In an interview with The McGill Tribune, SPHR executive Anya* explained that the statement was devised to raise morale among supporters of the Policy after the Palestine Solidarity Policy was struck down.

“There was a […] feeling of defeat, and, honestly, spirits were down,” Anya* said. “A lot went into this campaign, and a lot of people contributed. The parody was just a lighthearted way to criticize the Board for its decision.”

SSMU found that the post’s language—particularly, references to the BoD as the “Board of Dictators,” with “backbones made of jelly” who “uphold the white supremacist values of McGill’s Board of Governors”—to be in violation of article 3.1.6 of the Internal Regulations of Student Groups. According to article 3.1.6, all clubs’ operations must abide by SSMU and McGill’s rules, regulations, and by-laws. The SSMU claims that the language used by SPHR McGill constitutes harassment as per its Equity Policy and the McGill Policy on Harassment and Discrimination

While SPHR does not have access to room booking or funding opportunities from SSMU during its suspension, Anya* believes SPHR’s operations will not be greatly impacted. 

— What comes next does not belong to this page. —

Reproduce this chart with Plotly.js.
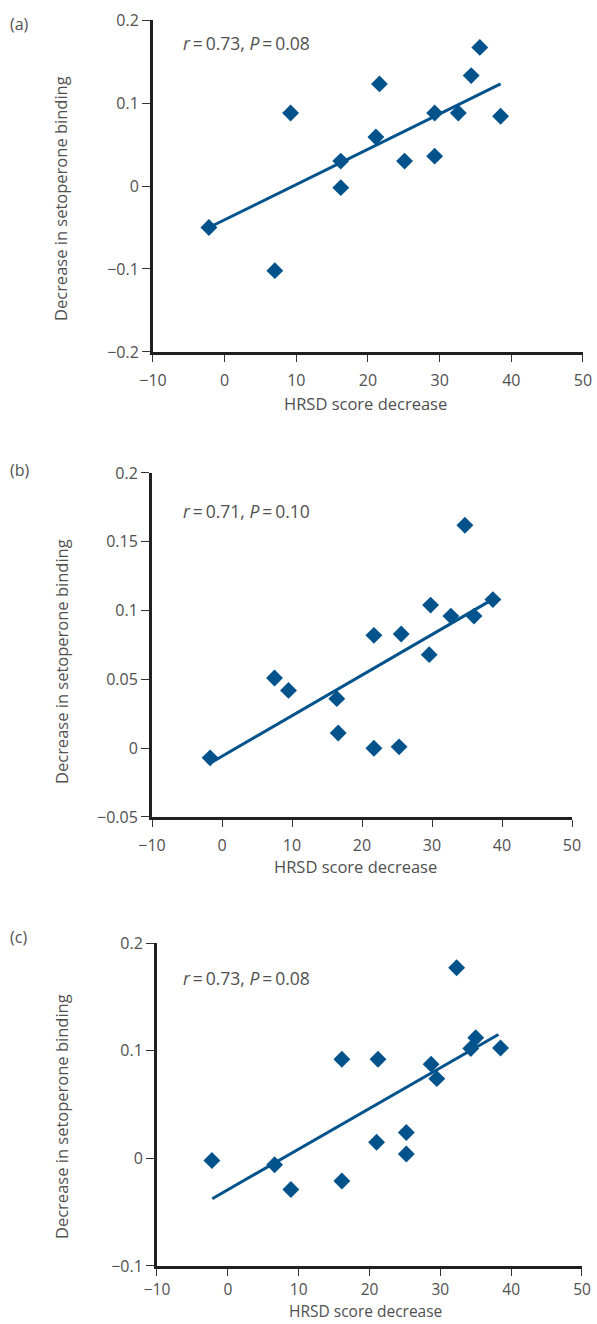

“We get most of our funding, and most of our resources from QPIRG [the Quebec Public Interest Research Group at McGill],” Anya* said. “With regards to funding, we don’t take funding from SSMU […] usually, just because we don’t want to deal with the receipts and have people’s identities be jeopardized.”

Other student groups have spoken out against SPHR’s suspension. In an email to the Tribune, Sebastian Seyva, a PhD candidate in the Department of Neuroscience and member of Socialist Fightback at Concordia and McGill, emphasized the importance of student union support for student activism. 

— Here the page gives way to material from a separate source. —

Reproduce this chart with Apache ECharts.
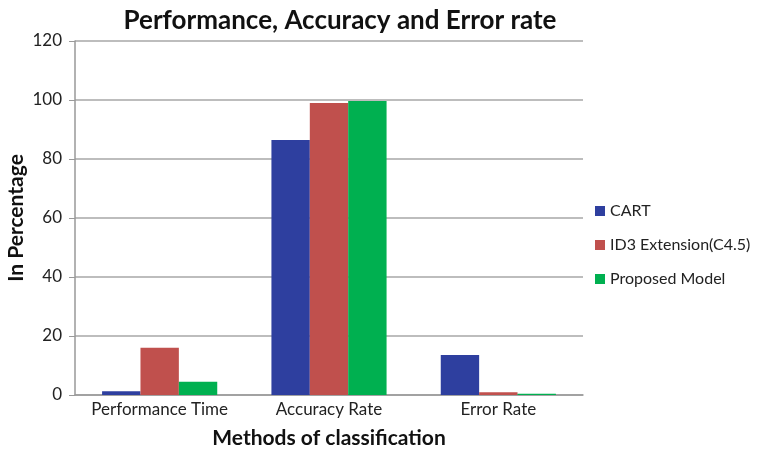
<!DOCTYPE html>
<html><head><meta charset="utf-8">
<script src="https://cdn.jsdelivr.net/npm/echarts@6/dist/echarts.min.js"></script>
<style>html,body{margin:0;padding:0;background:#fff}#c{width:764px;height:449px}</style>
</head><body><div id="c"></div>
<script>
const categories = ['Performance Time', 'Accuracy Rate', 'Error Rate'];
const seriesNames = ['CART', 'ID3 Extension(C4.5)', 'Proposed Model'];
const cart = [1.3, 86.4, 13.6];
const id3 = [16.0, 99.0, 0.9];
const proposed = [4.5, 99.7, 0.4];
const yTicks = [0, 20, 40, 60, 80, 100, 120];
const colors = ['#2E3F9F', '#C0504D', '#00B050'];
const font = 'Lato, "Open Sans", sans-serif';

const chart = echarts.init(document.getElementById('c'));
const values = [cart, id3, proposed];
chart.setOption({
  animation: false,
  title: {
    text: 'Performance, Accuracy and Error rate',
    left: 335, top: 3, textAlign: 'center',
    textStyle: {fontFamily: font, fontSize: 26, fontWeight: 'bold', color: '#111'}
  },
  legend: {
    orient: 'vertical', left: 590, top: 198, itemGap: 18,
    itemWidth: 10, itemHeight: 10, icon: 'rect',
    textStyle: {fontFamily: font, fontSize: 16, color: '#222'},
    data: seriesNames
  },
  grid: {left: 75, right: 181, top: 41, bottom: 54, containLabel: false, outerBoundsMode: 'none'},
  xAxis: {
    type: 'category', data: categories,
    name: 'Methods of classification', nameLocation: 'middle', nameGap: 33, nameMoveOverlap: false,
    nameTextStyle: {fontFamily: font, fontSize: 21, fontWeight: 'bold', color: '#111'},
    axisLine: {lineStyle: {color: '#999', width: 1.5}},
    axisTick: {show: false},
    axisLabel: {fontFamily: font, fontSize: 17, color: '#222', margin: 6, interval: 0, hideOverlap: false}
  },
  yAxis: {
    type: 'value', min: 0, max: 120, interval: 20,
    name: 'In Percentage', nameLocation: 'middle', nameGap: 48, nameMoveOverlap: false,
    nameTextStyle: {fontFamily: font, fontSize: 21, fontWeight: 'bold', color: '#111'},
    axisLine: {show: true, lineStyle: {color: '#999', width: 1.5}},
    axisTick: {show: true, length: 6, lineStyle: {color: '#999'}},
    axisLabel: {fontFamily: font, fontSize: 17, color: '#222', margin: 13,
      formatter: v => yTicks.includes(v) ? String(v) : ''},
    splitLine: {lineStyle: {color: '#bdbdbd', width: 2}}
  },
  series: seriesNames.map((n, i) => ({
    name: n, type: 'bar', data: values[i],
    barGap: '0%', barCategoryGap: '32%',
    itemStyle: {color: colors[i]}
  }))
});
</script></body></html>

“The suspension of SPHR from the McGill SSMU is just the latest in a string of attacks on student activism and the democratic will of the student body on campus,” Seyva wrote. “As students, our primary weapon to fight back against these attacks is our student union, but recent events have revealed how the leadership of the student union (its Board of Directors) is equally complicit in clamping down on any sort of dissent in the student body, and actively preventing the student union from becoming a real avenue of struggle for students looking to fight back.”

SPHR McGill is currently working to appeal its suspension. VP Student Life Hassanatou Koulibaly explained that such a process prompts a review by the Clubs Committee.

“Depending on the nature of the issue, sanctions are determined according to the Internal Regulations of Student Groups and as detailed by Club Processes,” Koulibaly wrote in an email to the Tribune. “When a club receives a sanction, they may wish to appeal the decision through the Sanction Appeal Form which is then submitted to the Clubs and Services Coordinator for review before then being reviewed by the Clubs Committee.”